By JAKE THOPMSON / Oxford Eagle

Residents of Water Valley, along with visitors from across the country, descended upon the Crawford Sports Complex Saturday (Aug. 3) night to form the world’s largest watermelon-eating contest, unofficially setting a new Guinness World Record.

The town of Safety Harbor, Fla., which had 259 people eat watermelon simultaneously during an event last summer, holds the current world record. The unofficial number of people who ate watermelon in Water Valley on Saturday night is 754, but event organizers anticipate the official number could drop by around 15 due to various reasons, including participants leaving during a summer storm that popped up prior to the event.

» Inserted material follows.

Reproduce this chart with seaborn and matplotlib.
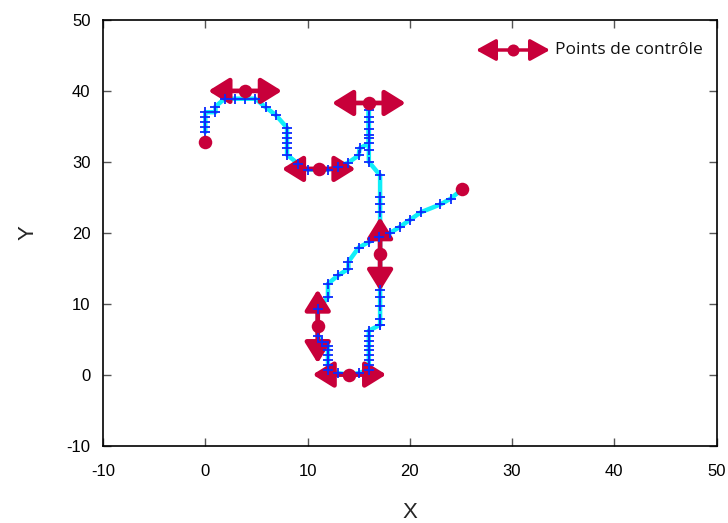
import matplotlib
matplotlib.use("Agg")
import matplotlib.pyplot as plt
import seaborn as sns
import pandas as pd

# ---- data ----
curve_x = [0, 0, 0, 0, 0, 1, 1, 1.9, 2.9, 3.9, 4.9, 5.9, 6.9, 8, 8, 8, 8, 8, 8,
           9.1, 10, 11, 12, 13, 14, 15, 15.1,
           16, 16, 16, 16, 16, 16,
           16, 16, 16,
           17.1, 17.1, 17.1, 17.1, 17.1, 17.1, 17.1, 17.1, 17.1, 17.1,
           16, 16, 16, 16, 16, 16, 16, 16, 16, 15, 14, 13, 12, 12, 12, 12, 12, 12,
           11.4, 11, 11, 12, 12, 13, 14, 14, 15, 16, 17, 18.1, 19,
           20, 21.1, 23, 24, 25]
curve_y = [34.2, 34.9, 35.6, 36.3, 37.0, 37.0, 37.8, 38.9, 38.9, 38.9, 38.9, 37.7,
           36.6, 34.8, 34.1, 33.4, 32.6, 31.9, 31.0, 29.7, 28.9, 28.9, 28.9, 29.3,
           29.9, 30.9, 31.9,
           32.6, 33.8, 34.7, 35.6, 36.3, 37.3,
           33.3, 31.6, 30.0,
           28.1, 25.0, 24.1, 22.9, 11.9, 10.9, 9.7, 7.9, 7.0, 7.0,
           6.2, 5.5, 4.8, 4.1, 3.4, 2.8, 2.1, 1.4, 0.7, 0.2, 0.0, 0.2, 0.7,
           1.4, 2.1, 2.8, 3.5, 4.1, 4.6, 5.5, 9.2, 10.9, 12.8, 14.0,
           14.9, 15.9, 17.9, 18.7, 19.4, 20.0, 20.8, 21.8, 22.9, 24.0, 24.8, 26.0]

ctrl_x = [0, 3.9, 16, 11.1, 17.1, 11, 14.1, 25.1]
ctrl_y = [32.8, 40, 38.3, 29, 17, 6.8, 0, 26.1]
ctrl_dir = ["", "h", "h", "h", "v", "v", "h", ""]

x_ticks = [-10, 0, 10, 20, 30, 40, 50]
y_ticks = [-10, 0, 10, 20, 30, 40, 50]
legend_label = "Points de contrôle"

RED = "#c8003a"
CYAN = "#10eef8"
BLUE = "#0a2aff"

sns.set_theme(style="white")
plt.rcParams["font.family"] = ["Liberation Sans", "DejaVu Sans"]

fig = plt.figure(figsize=(7.28, 5.23), dpi=100)
ax = fig.add_axes([103 / 728, 1 - 445.5 / 523, (716.5 - 103) / 728, (445.5 - 20) / 523])

curve = pd.DataFrame({"x": curve_x, "y": curve_y})
ctrl = pd.DataFrame({"x": ctrl_x, "y": ctrl_y, "d": ctrl_dir})

sns.lineplot(data=curve, x="x", y="y", sort=False, estimator=None, color=CYAN,
             lw=3.2, ax=ax, zorder=2)

hx, hy = 3.6, 5.2
for _, r in ctrl.iterrows():
    if r.d == "h":
        p0, p1 = (r.x - hx, r.y), (r.x + hx, r.y)
    elif r.d == "v":
        p0, p1 = (r.x, r.y - hy), (r.x, r.y + hy)
    else:
        continue
    ax.annotate("", xy=p1, xytext=p0,
                arrowprops=dict(arrowstyle="<|-|>,head_length=1.0,head_width=0.62",
                                mutation_scale=12.5, color=RED, lw=3.4,
                                shrinkA=0, shrinkB=0), zorder=3)

sns.scatterplot(data=curve, x="x", y="y", marker="+", s=55, color=BLUE,
                linewidth=1.3, ax=ax, zorder=4)
sns.scatterplot(data=ctrl, x="x", y="y", s=95, color=RED, edgecolor=RED,
                linewidth=0, ax=ax, zorder=5)

ax.set_xlim(-10, 50)
ax.set_ylim(-10, 50)
ax.set_xticks(x_ticks)
ax.set_yticks(y_ticks)
ax.set_xticklabels([str(v) for v in x_ticks])
ax.set_yticklabels([str(v) for v in y_ticks])
ax.tick_params(direction="in", length=6, width=1, color="#555555",
               top=True, right=True, bottom=True, left=True, labelsize=12,
               labelcolor="black")
ax.tick_params(axis="x", pad=13)
ax.tick_params(axis="y", pad=9)
for s in ax.spines.values():
    s.set_color("black")
    s.set_linewidth(1.2)
ax.set_xlabel("X", fontsize=16, labelpad=17)
ax.set_ylabel("Y", fontsize=16, labelpad=20)

# legend entry
ax.annotate("", xy=(0.7286, 0.9295), xytext=(0.608, 0.9295), xycoords="axes fraction",
            arrowprops=dict(arrowstyle="<|-|>,head_length=1.0,head_width=0.55",
                            mutation_scale=12, color=RED, lw=2.5,
                            shrinkA=0, shrinkB=0), zorder=5)
ax.scatter([0.668], [0.9295], s=75, color=RED, transform=ax.transAxes, zorder=6,
           linewidths=0)
ax.text(0.737, 0.9295, legend_label, transform=ax.transAxes, va="center", ha="left",
        fontsize=12.5, family=["Open Sans", "DejaVu Sans"], color="#111111")

fig.savefig("out.png", dpi=100)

“I thought it was very awesome that people stood in the rain for two-and-a-half hours,” even co-chair Tonya Eubanks said. “I was just blown away, to be honest with you, that that amount of people stood in the rain and had a good time. It was awesome to be a part of a small town that did it in the rain – that wanted to be there whether it was 100 degrees or pouring down rain. They were all there.”

Eubanks said that while most participants were from Water Valley, the contest did have people from as far away as Las Vegas and New York in attendance.

Saturday night’s event had more excitement around it than originally anticipated, with Mother Nature trying to play spoiler. Thunderstorms arrived in Water Valley around 6 p.m., but Eubanks was in constant communication with emergency management officials in case the weather turned out to be too dangerous. The rain eventually subsided and the watermelon-eating contest world record attempt began shortly after 8 p.m.

Each year, the carnival holds a watermelon-eating contest and Saturday night was no different, with Deunte Ragland of Water Valley winning this year’s record-setting contest. With groups of 20 people at tables set up in the infield of one of the baseball fields, the first person to eat their bag of watermelon the fastest in each group advanced to the final round.

“Just a handful at a time,” Ragland said of his strategy. “It feels good.”

With pre-made bags of watermelon weighing one pound each, Eubanks said they had over 1,000 pounds of watermelon cut and ready for the event.

Now the process of documenting and certifying that Water Valley did indeed set a new world record begins. There were several members of local media serving as evidence collectors, and three drones flying overhead to capture video and photos of participants. The Guinness World Record office also requires at least two counting methods to also help confirm the number. Eubanks and her team have up to a year to send in their evidence, but she said she anticipates sending the results within the next 60 days.

Getting official word that Water Valley is now the king of eating watermelon could still take up to a year. Regardless of whether the record stands or is broken by another group, Eubanks said she and the other organizers are prepared to reclaim the crown if need be in the near future.

“We hope to hold onto (the record) for a while, but now that we’ve done it, we know how to do it and what to change and worked best and what worked better,” Eubanks said. “If they beat us in five years, I think we can get our thousand people if it doesn’t rain.”